Je n’ai jamais envisagé Love & Mercy autrement que d’un point de vue de scénariste. Au départ, Bill était producteur et, en tant que tel, il me donnait beaucoup d’indications, il me proposait des idées. Au bout d’un moment, j’ai saisi très clairement que le film allait refléter sa vision et cela me convenait parfaitement. Lorsqu’il a fallu trouver un metteur en scène, il a assumé cette charge de façon assez naturelle. Le résultat lui a donné raison.

Pourquoi deux acteurs pour jouer le rôle de Brian Wilson ?
C’était une question importante. Il y avait deux époques et nous nous sommes tout de suite demandé si un même interprète pourrait jouer les deux versions du personnage, ou s’il fallait confier les rôles – Brian jeune et Brian vieux – à des comédiens différents (Paul Dano et John Cusack). La seconde solution s’est imposée du simple fait que Brian Wilson avait beaucoup changé physiquement en l’espace de vingt ans. Ce fut la seule approche « conceptuelle » du film. Par ailleurs, on ne voulait pas forcément choisir quelqu’un qui lui aurait ressemblé exactement. Lorsque vous regardez des photos de Brian dans les années 80, après sa perte de poids, il a l’air radicalement différent de ce qu’il était quelques années plus tôt.

Le choix de la musique est-il arrivé au moment de la mise en scène ou de l’écriture ?
Atticus Ross a composé sa partition après le tournage, mais tous les montages sonores ont été imaginés dès l’écriture, ainsi que les bruits qui s’assemblent pour retranscrire ce qui se passe dans la tête de Brian. Nous voulions créer des sons de cette sorte. Nous savions aussi que nous allions nous concentrer sur les années 60. Pour les sessions d’enre- gistrement de l’album Pet Sounds, il s’agissait moins de comprendre les chansons que le processus créatif de Brian. Toutes ces idées étaient dans le script et elles ont pris leur forme définitive au montage.

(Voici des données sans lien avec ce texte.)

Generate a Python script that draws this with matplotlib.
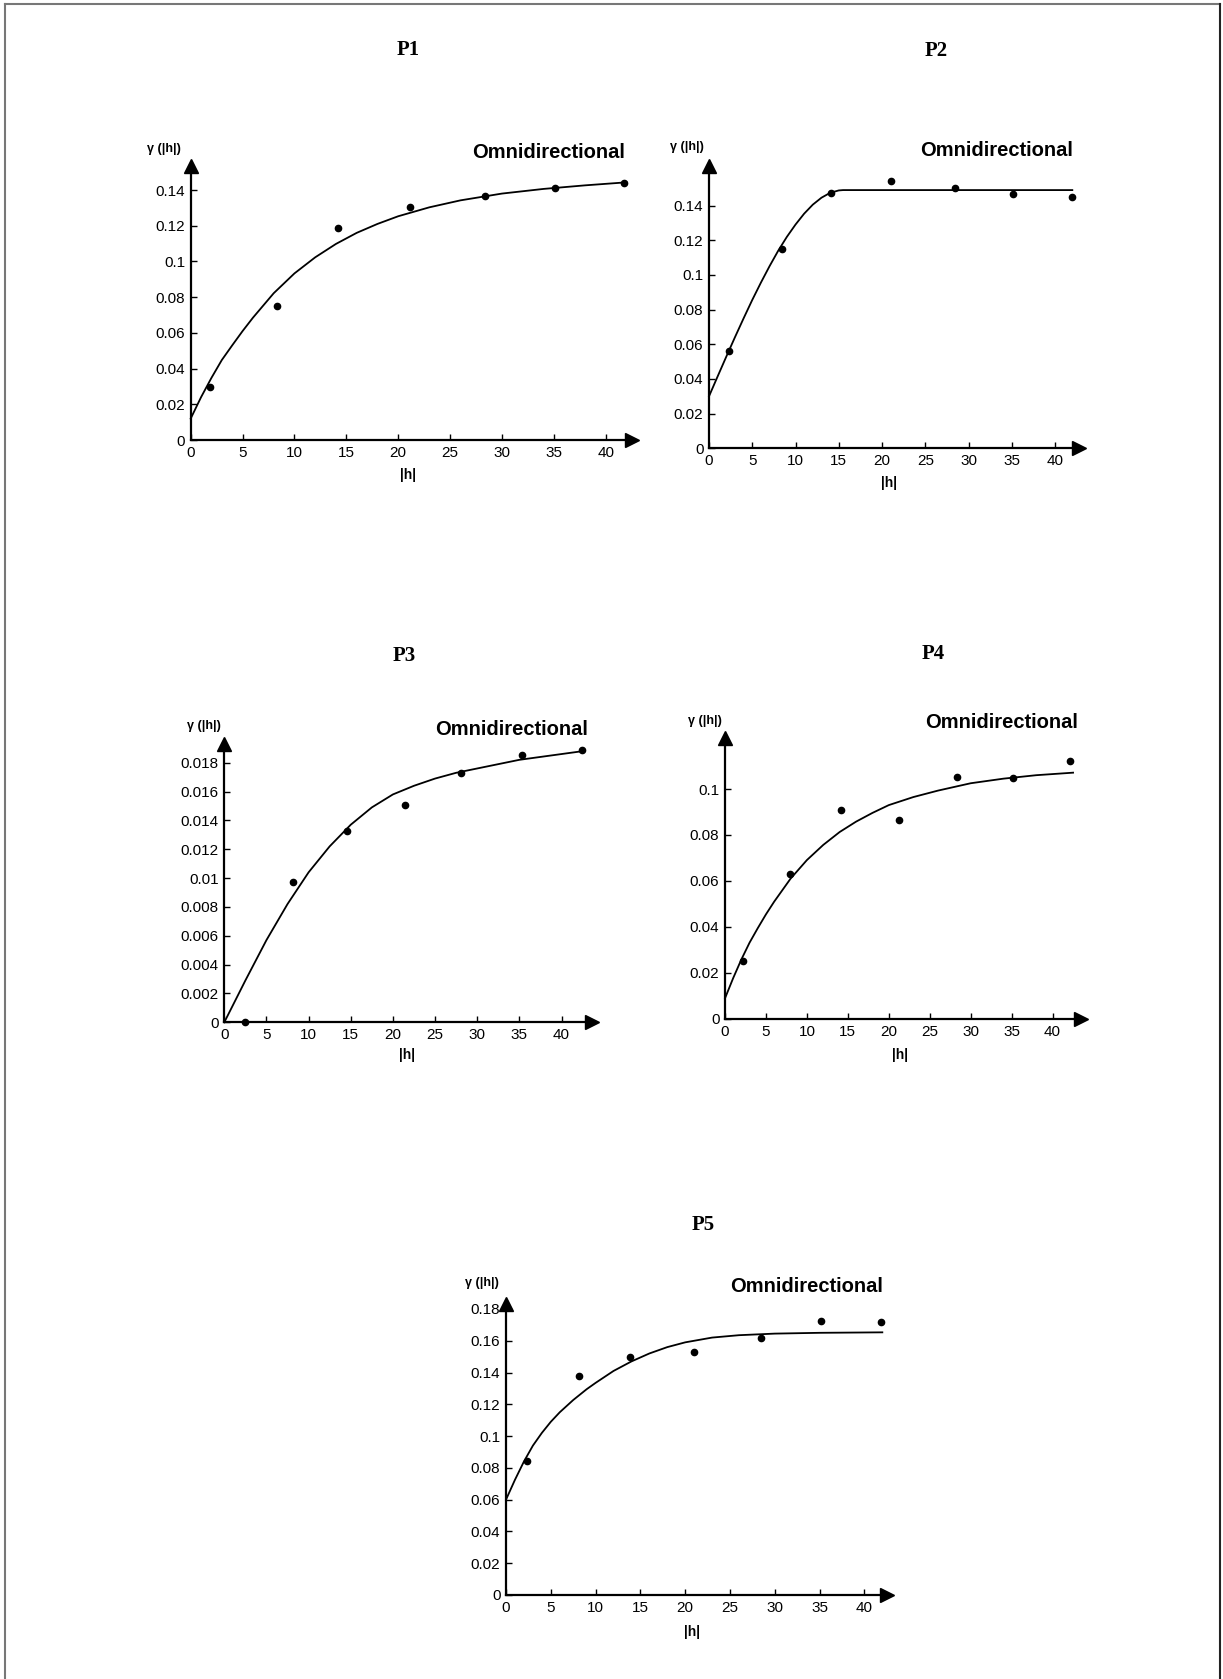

Le film a-t-il modifié votre appréciation des albums de Brian Wilson et des Beach Boys ?
J’ai toujours aimé leur musique jusqu’à ce que, il y a quelques années, sous l’influence de mon ami et producteur Lawrence Inglee, elle prenne de plus en plus d’importance dans ma vie. Il m’a vraiment appris à écouter Brian Wilson, à comprendre ce que voulait dire sa musique, à étudier le contexte historique. Lorsque Bill m’a proposé d’écrire le scénario de Love & Mercy, je connaissais déjà bien l’histoire de Brian, mais ce n’était rien à côté de ce que j’ai découvert en développant le projet. J’aurais bien aimé inclure beaucoup d’autres anecdotes dans le film, mais il n’y avait tout simplement pas assez de place.

Vous n’avez pas de regrets de ne pas avoir réalisé Love & Mercy ?
Aucun. J’étais très heureux que Bill s’en charge. Sur le plateau, je le regardais travailler en tant que producteur et aussi en tant qu’ami. J’ai souvent participé à des films sans en assurer la mise en scène et c’est toujours intéressant de voir d’autres réalisateurs retranscrire leur vision. Je ne suis pas très susceptible avec mes scripts. Je ne suis pas si imbu de moi-même pour penser que ce serait meilleur si je les réalisais.